Letter from George Airy
Add. MS a/200/68 · Stuk · 14 Oct. 1847
Part of Additional Manuscripts a

Royal Observatory Greenwich - GA has been at home for three weeks reducing accumulated business, and helping to arrange an expedition for the observation of the eclipse: 'Never was any ambitious man more unfortunate. The circumstances were these. It was just doubtful whether the eclipse would or would not be annular at Greenwich. So I selected four stations to the north and three to the south, and determined by observations of these to find precisely where the eclipse was just circular.

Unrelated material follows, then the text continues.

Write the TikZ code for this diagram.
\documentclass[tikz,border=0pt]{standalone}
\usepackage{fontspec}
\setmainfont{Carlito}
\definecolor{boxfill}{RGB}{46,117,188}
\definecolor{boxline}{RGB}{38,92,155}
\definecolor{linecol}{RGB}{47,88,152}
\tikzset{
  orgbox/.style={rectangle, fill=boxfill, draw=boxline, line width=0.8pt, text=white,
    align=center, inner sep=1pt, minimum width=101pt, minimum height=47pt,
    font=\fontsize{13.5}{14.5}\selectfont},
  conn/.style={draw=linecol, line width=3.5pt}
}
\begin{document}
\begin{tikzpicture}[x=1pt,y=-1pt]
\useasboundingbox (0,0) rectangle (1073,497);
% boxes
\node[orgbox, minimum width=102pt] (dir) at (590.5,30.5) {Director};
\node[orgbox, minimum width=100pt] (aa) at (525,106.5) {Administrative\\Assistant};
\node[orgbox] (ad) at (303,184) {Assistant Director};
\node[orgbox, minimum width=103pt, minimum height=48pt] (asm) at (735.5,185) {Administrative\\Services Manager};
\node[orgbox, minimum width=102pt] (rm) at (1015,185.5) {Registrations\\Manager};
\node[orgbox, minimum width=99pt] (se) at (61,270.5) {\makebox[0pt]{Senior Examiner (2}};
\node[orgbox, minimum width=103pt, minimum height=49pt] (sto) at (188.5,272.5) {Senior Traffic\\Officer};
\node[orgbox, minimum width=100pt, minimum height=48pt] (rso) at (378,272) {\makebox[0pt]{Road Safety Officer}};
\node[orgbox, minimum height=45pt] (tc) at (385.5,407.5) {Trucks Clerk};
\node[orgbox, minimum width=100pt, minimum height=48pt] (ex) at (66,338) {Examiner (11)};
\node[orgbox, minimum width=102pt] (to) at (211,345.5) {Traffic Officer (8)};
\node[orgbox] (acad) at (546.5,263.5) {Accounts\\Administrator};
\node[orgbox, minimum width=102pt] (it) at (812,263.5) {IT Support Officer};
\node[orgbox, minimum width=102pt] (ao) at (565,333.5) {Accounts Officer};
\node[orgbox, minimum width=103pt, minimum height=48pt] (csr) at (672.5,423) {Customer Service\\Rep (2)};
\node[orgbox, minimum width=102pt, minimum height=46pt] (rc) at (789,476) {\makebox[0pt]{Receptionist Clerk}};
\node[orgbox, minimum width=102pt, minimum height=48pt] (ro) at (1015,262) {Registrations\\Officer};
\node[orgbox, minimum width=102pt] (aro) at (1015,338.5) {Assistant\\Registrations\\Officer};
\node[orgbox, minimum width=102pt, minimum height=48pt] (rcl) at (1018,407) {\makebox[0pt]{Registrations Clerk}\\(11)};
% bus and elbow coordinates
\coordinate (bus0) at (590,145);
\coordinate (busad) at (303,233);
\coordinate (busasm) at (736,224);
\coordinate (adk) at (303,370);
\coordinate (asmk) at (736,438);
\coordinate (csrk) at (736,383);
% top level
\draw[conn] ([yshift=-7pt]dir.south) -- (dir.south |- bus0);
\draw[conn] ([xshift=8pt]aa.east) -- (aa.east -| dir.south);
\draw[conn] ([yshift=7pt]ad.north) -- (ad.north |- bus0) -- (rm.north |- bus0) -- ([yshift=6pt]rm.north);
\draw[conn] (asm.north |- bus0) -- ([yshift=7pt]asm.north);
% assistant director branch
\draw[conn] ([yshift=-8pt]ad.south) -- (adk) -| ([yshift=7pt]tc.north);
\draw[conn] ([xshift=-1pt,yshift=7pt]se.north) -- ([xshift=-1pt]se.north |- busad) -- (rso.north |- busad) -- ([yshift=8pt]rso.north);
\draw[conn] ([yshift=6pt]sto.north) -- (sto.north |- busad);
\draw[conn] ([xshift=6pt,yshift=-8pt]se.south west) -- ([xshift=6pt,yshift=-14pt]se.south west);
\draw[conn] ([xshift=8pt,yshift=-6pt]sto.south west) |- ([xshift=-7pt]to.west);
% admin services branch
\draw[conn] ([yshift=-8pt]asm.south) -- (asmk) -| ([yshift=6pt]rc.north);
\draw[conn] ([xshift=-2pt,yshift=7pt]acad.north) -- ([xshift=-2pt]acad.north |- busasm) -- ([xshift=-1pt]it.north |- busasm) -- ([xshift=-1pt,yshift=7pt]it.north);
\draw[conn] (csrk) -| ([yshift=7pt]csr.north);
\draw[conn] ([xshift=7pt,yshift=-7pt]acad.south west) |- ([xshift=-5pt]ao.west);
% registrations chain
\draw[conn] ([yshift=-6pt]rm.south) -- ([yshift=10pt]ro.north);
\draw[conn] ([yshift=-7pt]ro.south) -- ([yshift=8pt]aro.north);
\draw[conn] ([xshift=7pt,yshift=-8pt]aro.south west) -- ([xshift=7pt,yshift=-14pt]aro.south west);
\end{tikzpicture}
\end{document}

I had a micrometer 20 miles long to measure 12"... But all in vain. Only at one was the sun seen 5 minutes and at a useless time'. GA was delighted with the Pulkowa Observatory in Russia: 'It certainly is the best in the world, not simply in building and furniture but also in methods of observing. The former, however, are parts of the latter: for every instrument and every part of the building have been planned to the utmost details with reference to a prearranged plan of observation. A single observation at Pulkowa is undoubtedly better than a single observation anywhere else. The observatory is best known for its equatorial instruments, and these in my opinion are its weakest part'.

Letter from George Airy
Add. MS a/200/70 · Stuk · 4 Nov. 1847
Part of Additional Manuscripts a

Royal Observatory Greenwich -GA does 'not fully understand the case of the Australian diurnal tides. I do not see the difficulty of an inequality both in high and in low water'. WW is not to suppose that he is satisfied with the Irish tides beyond the empirical laws: 'The mechanics of a sea are almost desperate. I could not satisfy myself about the facts on the eastern side of the Irish channel, and therefore I inferred from those on the western side as if the evidence on that side applied to the whole'. GA wishes WW would try his 'translatorial hand on Schiller's Graf von Kabsburg'.